On Saturday morning, or night, depending on whether you were watching this side up or down in Melbourne, the post-match genre was taken to new heights by a Channel 7 interviewer. His name, I think, was Hamish McLachlan; on the channel's website the male presenters all resemble a love interest in Home And Away with shiny teeth and a refined ruggedness that ticks Australian boxes:– "Hey, I'd hug a koala but I also know how to skin it and cook it over a fire lit by rubbing by my muscular thighs on a dry piece of brushwood."
McLachlan, if it was him, gave a masterful performance after striding on court to talk to Andy Murray in the immediate aftermath of the Scot's equally entertaining victory over Michael Llodra. More often than not attempts to extract anything interesting out of an athlete while they are dripping sweat on the camera come to nothing, the odd adrenalin-inspired tear or expletive aside – thank you for ever, Micah Richards – but then not many are asked to name their favourite film, TV series and then to decide which of the Middleton sisters looked better during the royal wedding. There you have it, the post-match question of questions: "Andy, Pippa or Kate?"
Ignoring what the question might say about the horribleness of a global, modern-day media life-drainingly obsessed with celebrity, it was not, it's fair to say, one Murray was expecting. He knocked it away like a mishit back hand, mumbling something as the director cut to a shot of his girlfriend, Kim Sears, up in the stands, but that apart he took the interview in good spirits.
They appear to like Murray Down Under, a standing he can only have strengthened by responding to McLachlan's enquiry as to how he was going to spend the remainder of the evening. "Get hammered," decided Murray straight-faced, to roars of delight. Fortunately Ivan Lendl, who has aged to resemble an austere, eastern European version of Angus Fraser, had already departed.
Sitting in the Eurosport studio, Virginia Wade, just about the only Briton who is entitled to talk down to Murray, having a major title to her name, called his performance (in the match, not the interview) "beautifully efficient". Murray is consistently entertaining to watch, winning or losing, smiling or moaning.

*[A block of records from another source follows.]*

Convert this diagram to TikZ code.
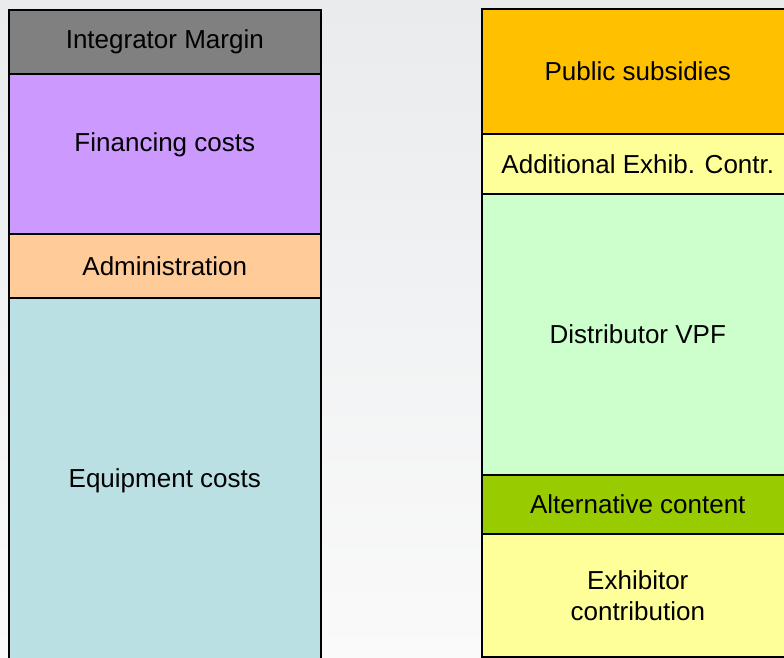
\documentclass[tikz,border=0pt]{standalone}
\usepackage{fontspec}
\setmainfont{Liberation Sans}
\begin{document}
\begin{tikzpicture}[x=1pt,y=-1pt,
  seg/.style={draw=black, line width=1.6pt, rectangle, anchor=north west,
    inner sep=0pt, minimum width=312pt, align=center,
    font=\fontsize{26}{31}\selectfont},
]
\definecolor{bgtop}{HTML}{E9EBED}
\definecolor{bgbot}{HTML}{FAFAFA}
\definecolor{cInteg}{HTML}{808080}
\definecolor{cFin}{HTML}{CC99FF}
\definecolor{cAdmin}{HTML}{FFCC99}
\definecolor{cEquip}{HTML}{BAE0E3}
\definecolor{cPub}{HTML}{FFC000}
\definecolor{cYellow}{HTML}{FFFF99}
\definecolor{cDist}{HTML}{CCFFCC}
\definecolor{cAlt}{HTML}{99CC00}

\useasboundingbox (0,0) rectangle (784,658);
\clip (0,0) rectangle (784,658);
\shade[top color=bgtop, bottom color=bgbot] (0,0) rectangle (784,658);

% cost stack
\node[seg, fill=cInteg,  minimum height=64pt]  (integ) at (8,9)   {Integrator Margin};
\node[seg, fill=cFin,    minimum height=160pt,
      label={[yshift=9pt, font=\fontsize{26}{31}\selectfont]center:Financing costs}] (fin) at (8,73) {};
\node[seg, fill=cAdmin,  minimum height=64pt]  (admin) at (8,233) {Administration};
\node[seg, fill=cEquip,  minimum height=366pt] (equip) at (8,297) {Equipment costs};

% funding stack
\node[seg, fill=cPub,    minimum height=125pt] (pub)  at (481,8)   {Public subsidies};
\node[seg, fill=cYellow, minimum height=60pt]  (add)  at (481,133) {Additional Exhib. Contr.};
\node[seg, fill=cDist,   minimum height=281pt] (dist) at (481,193) {Distributor VPF};
\node[seg, fill=cAlt,    minimum height=59pt]  (alt)  at (481,474) {Alternative content};
\node[seg, fill=cYellow, minimum height=123pt] (exh)  at (481,533) {Exhibitor\\contribution};
\end{tikzpicture}
\end{document}
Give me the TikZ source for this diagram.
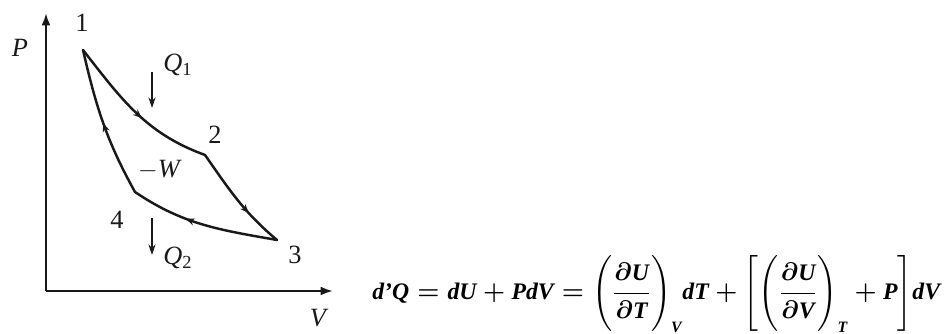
\documentclass[tikz,border=0pt]{standalone}
\usepackage{amsmath}
\usepackage{fontspec}
\setmainfont{Liberation Serif}
\usepackage{tikz}
\usetikzlibrary{arrows.meta, decorations.markings, positioning}
\definecolor{mydark}{RGB}{25,25,25}
\tikzset{
  axis/.style={-{Latex[length=7pt, width=5pt]}, line width=1.2pt, color=mydark},
  cyclepath/.style={line width=1.4pt, line cap=round, color=mydark,
    postaction={decorate}, decoration={markings,
      mark=at position #1 with {\arrow{Stealth[length=5pt, width=4pt]}}}},
  cyclepath/.default=0.55,
  heatarrow/.style={-{Stealth[length=6pt, width=4pt]}, line width=0.7pt, color=mydark},
  lbl/.style={font=\fontsize{15}{17}\selectfont, color=mydark, inner sep=1pt},
  ilbl/.style={lbl, font=\fontsize{15}{17}\selectfont\itshape}
}
\newcommand{\bivar}[1]{\mbox{\bfseries\itshape #1}}
\newcommand{\bisub}[1]{\mbox{\fontsize{9}{11}\selectfont\bfseries\itshape #1}}
\newsavebox{\lawbox}

\begin{document}
\sbox{\lawbox}{\fontsize{13.5}{16}\selectfont\boldmath
  $\bivar{d\textquoteright Q} = \bivar{dU} + \bivar{PdV} =
  \Biggl(\dfrac{\partial \bivar{U}}{\partial \bivar{T}}\Biggr)_{\bisub{V}} \bivar{dT}
  + \Biggl[\Biggl(\dfrac{\partial \bivar{U}}{\partial \bivar{V}}\Biggr)_{\bisub{T}} + \bivar{P}\Biggr]\bivar{dV}$}
\begin{tikzpicture}
  \useasboundingbox (0,0) rectangle (19,6.68);
  % axes
  \coordinate (o) at (0.92,0.86);
  \coordinate (ptop) at (0.92,6.42);
  \coordinate (vend) at (6.66,0.86);
  \draw[axis] (o) -- (ptop);
  \draw[axis] (o) -- (vend);
  \node[ilbl] (plab) at (0.40,5.72) {P};
  \node[ilbl] (vlab) at (6.36,0.32) {V};
  % states of the cycle
  \coordinate (s1) at (1.66,5.68);
  \coordinate (s2) at (4.10,3.58);
  \coordinate (s3) at (5.54,1.88);
  \coordinate (s4) at (2.70,2.84);
  \draw[cyclepath=0.55] (s1) to[out=-52, in=160] (s2);
  \draw[cyclepath=0.65] (s2) to[out=-55, in=140] (s3);
  \draw[cyclepath=0.62] (s3) to[out=170, in=-34] (s4);
  \draw[cyclepath=0.5] (s4) to[out=119, in=-77] (s1);
  \node[lbl] (n1) at (1.64,6.22) {1};
  \node[lbl] (n2) at (4.30,3.98) {2};
  \node[lbl] (n3) at (5.90,1.58) {3};
  \node[lbl] (n4) at (2.34,2.28) {4};
  \node[lbl] (work) at (3.20,3.28) {$-$\textit{W}};
  % heat in and out
  \node[lbl] (q1) at (3.56,5.38) {\textit{Q}\textsubscript{1}};
  \coordinate (q1top) at (3.04,5.24);
  \coordinate (q1bot) at (3.04,4.52);
  \draw[heatarrow] (q1top) -- (q1bot);
  \node[lbl] (q2) at (3.56,1.52) {\textit{Q}\textsubscript{2}};
  \coordinate (q2top) at (3.04,2.32);
  \coordinate (q2bot) at (3.04,1.58);
  \draw[heatarrow] (q2top) -- (q2bot);
  % first law
  \node[color=mydark, inner sep=0pt, anchor=west] (law) at (7.44,0.80) {\usebox{\lawbox}};
\end{tikzpicture}
\end{document}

That's the package and in Australia, and the US for that matter, they seem happy to accept him for what he is and not look to impose some sort of sporting moral code on him.
The Australian Open is a rare treat for Eurosport, which gets to enjoy some warmth and sunshine on a channel that otherwise operates as a lifeline for exiled Nordic skiers or any bobble-hatted practitioner of sports where you ski uphill a bit then try to shoot something. A pastime which the Middleton sisters no doubt are required to spend much of their time indulging in, now they are royalty.